In the European Union (EU) alone, the medical devices industry attracts yearly sales that exceed 95 billion euro. It also employs 570,000 people. The EU has 24 official languages that are spread throughout 28 states, 9 more remote regions and 21 territories and overseas countries. If a medical device is to be marketed in the EU that’s an awful lot of translation work to effectively cover every possible language. So basically a medical device is a big deal in the EU.
What is a Medical Device?
This covers quite a large variety of devices such as plasters for wounds and pacemakers that monitor heart rhythm. The people who purchase and use a medical device could be a physician who will need adequate instructions on use and a patient who will need instructions too. The producer will need to provide help information and handbooks in the languages of the purchaser and if medical professionals like doctors and care givers are involved they will need to be able to understand how to use and monitor the medical device.
There is an organisation called the International Organization for Standardization (ISO) and another called the International Electrotechnical Commission (IEC). These bodies help to guide the manufacturers of medical devices so that the consumer gets a quality translation which is their right. The target is to provide informative, accurate materials so that the consumer knows what he or she is buying.
The translators for a medical device translation do have to meet stringent standards as set jointly by the European Union of Associations of Translation Companies (EUATC) and the European Committee for Standardization (CEN). This ensures that a translation company’s translations are up to scratch and can be trusted as accurate.
Machine translation (MT) has a set standard called ISO 18587. This deals with MT and post-editing, the amount of post-editing and post-editors’ qualifications. This standard is used in all translations to maintain a high quality translation.
The standard ISO/TS 11669:2012 covers translation projects in a more general sense offering a standard for those who wish to take advantage of a translation service and for those who are selling translation services.

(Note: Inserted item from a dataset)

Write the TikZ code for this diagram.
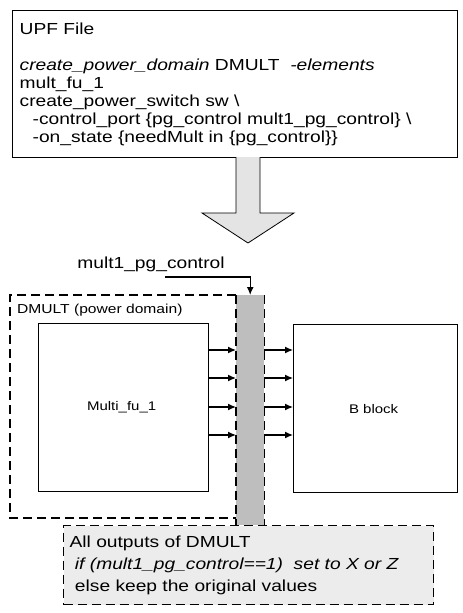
\documentclass[tikz,border=0pt]{standalone}
\usepackage{fontspec}
\setmainfont{Liberation Sans}[FakeStretch=1.2]
\usepackage{xcolor}
\usepackage{tikz}
\usetikzlibrary{
  arrows.meta,
  positioning,
  calc
}
\definecolor{BarGray}{HTML}{BEBEBE}
\definecolor{ArrowGray}{HTML}{E4E4E4}
\definecolor{NoteGray}{HTML}{ECECEC}
\tikzset{
  filebox/.style={
    draw,
    line width=1.3pt,
    anchor=north west,
    align=left,
    inner sep=7pt,
    font=\fontsize{16}{18}\selectfont
  },
  block/.style={
    draw,
    line width=1.4pt,
    anchor=north west,
    align=center,
    font=\fontsize{12.5}{14}\selectfont
  },
  domainline/.style={
    line width=1.3pt,
    dash pattern=on 9pt off 5pt
  },
  note/.style={
    draw,
    line width=1.3pt,
    dash pattern=on 9pt off 5pt,
    fill=NoteGray,
    anchor=north west,
    align=left,
    inner sep=6pt,
    font=\fontsize{16}{22}\selectfont
  },
  connection/.style={
    -{Latex[length=8pt,width=7pt]},
    line width=1.3pt
  }
}

\begin{document}
\begin{tikzpicture}[x=1pt,y=-1pt]

  \useasboundingbox (0,0) rectangle (463,613);

  \node[
    filebox,
    minimum width=445,
    minimum height=147,
    text width=431
  ] (upf) at (12,10) {
    UPF File\\[18pt]
    \textit{create\_power\_domain} DMULT \ \textit{-elements}\\
    mult\_fu\_1\\
    create\_power\_switch sw \textbackslash\\
    \hspace*{13pt}-control\_port \{pg\_control mult1\_pg\_control\} \textbackslash\\
    \hspace*{13pt}-on\_state \{needMult in \{pg\_control\}\}
  };

  % big arrow from the UPF file down to the design
  \draw[fill=ArrowGray, line width=0.8pt]
  (236,157) -- (236,213) -- (202,213) -- (248,243) --
  (294,213) -- (260,213) -- (260,157);

  \node[
    font=\fontsize{16}{18}\selectfont
  ] (ctrltext) at (151,264) {
    mult1\_pg\_control
  };

  \node[
    fill=BarGray,
    anchor=north west,
    minimum width=28,
    minimum height=230,
    inner sep=0pt
  ] (pgbar) at (236,295) {};

  \coordinate (domNW) at (10,295);
  \coordinate (domSW) at (10,518);

  \draw[domainline]
  (pgbar.north west) -- (domNW) -- (domSW) -- (domSW -| pgbar.west);
  \draw[domainline] (pgbar.north west) -- (pgbar.south west);
  \draw[domainline] (pgbar.north east) -- (pgbar.south east);

  \node[
    anchor=west,
    inner sep=3pt,
    font=\fontsize{13}{15}\selectfont
  ] (domlabel) at (14,310) {
    DMULT (power domain)
  };

  \node[
    block,
    minimum width=170,
    minimum height=168
  ] (multi) at (38,323) {
    Multi\_fu\_1
  };

  \node[
    block,
    minimum width=164,
    minimum height=168
  ] (bblock) at (293,324) {
    B block
  };

  \coordinate (ctrlstart) at (165,277);
  \draw[connection] (ctrlstart) -| (pgbar.north);

  \coordinate (out1) at ([yshift=-27pt]multi.north east);
  \coordinate (out2) at ([yshift=-55pt]multi.north east);
  \coordinate (out3) at ([yshift=-84pt]multi.north east);
  \coordinate (out4) at ([yshift=-112pt]multi.north east);

  \draw[connection] (out1) -- (out1 -| pgbar.west);
  \draw[connection] (out2) -- (out2 -| pgbar.west);
  \draw[connection] (out3) -- (out3 -| pgbar.west);
  \draw[connection] (out4) -- (out4 -| pgbar.west);

  \draw[connection] (out1 -| pgbar.east) -- (out1 -| bblock.west);
  \draw[connection] (out2 -| pgbar.east) -- (out2 -| bblock.west);
  \draw[connection] (out3 -| pgbar.east) -- (out3 -| bblock.west);
  \draw[connection] (out4 -| pgbar.east) -- (out4 -| bblock.west);

  \node[
    note,
    minimum width=370,
    minimum height=79,
    text width=358
  ] (notebox) at (63,525) {
    All outputs of DMULT\\
    \ \textit{if (mult1\_pg\_control==1) \ set to X or Z}\\
    \ else keep the original values
  };

\end{tikzpicture}
\end{document}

The Regulators for Medical Device Standards
The standard 90/385/EEC European Council Directives has been defined for active implantable medical devices and the standard 98/79/EC for vitro diagnostic medical devices. If medical device translations don’t conform to these rules the product could be seized and even a criminal prosecution may take place. These standards are for guidance and are in the interests of protecting public health so reliable translations are essential to ensure the users benefit.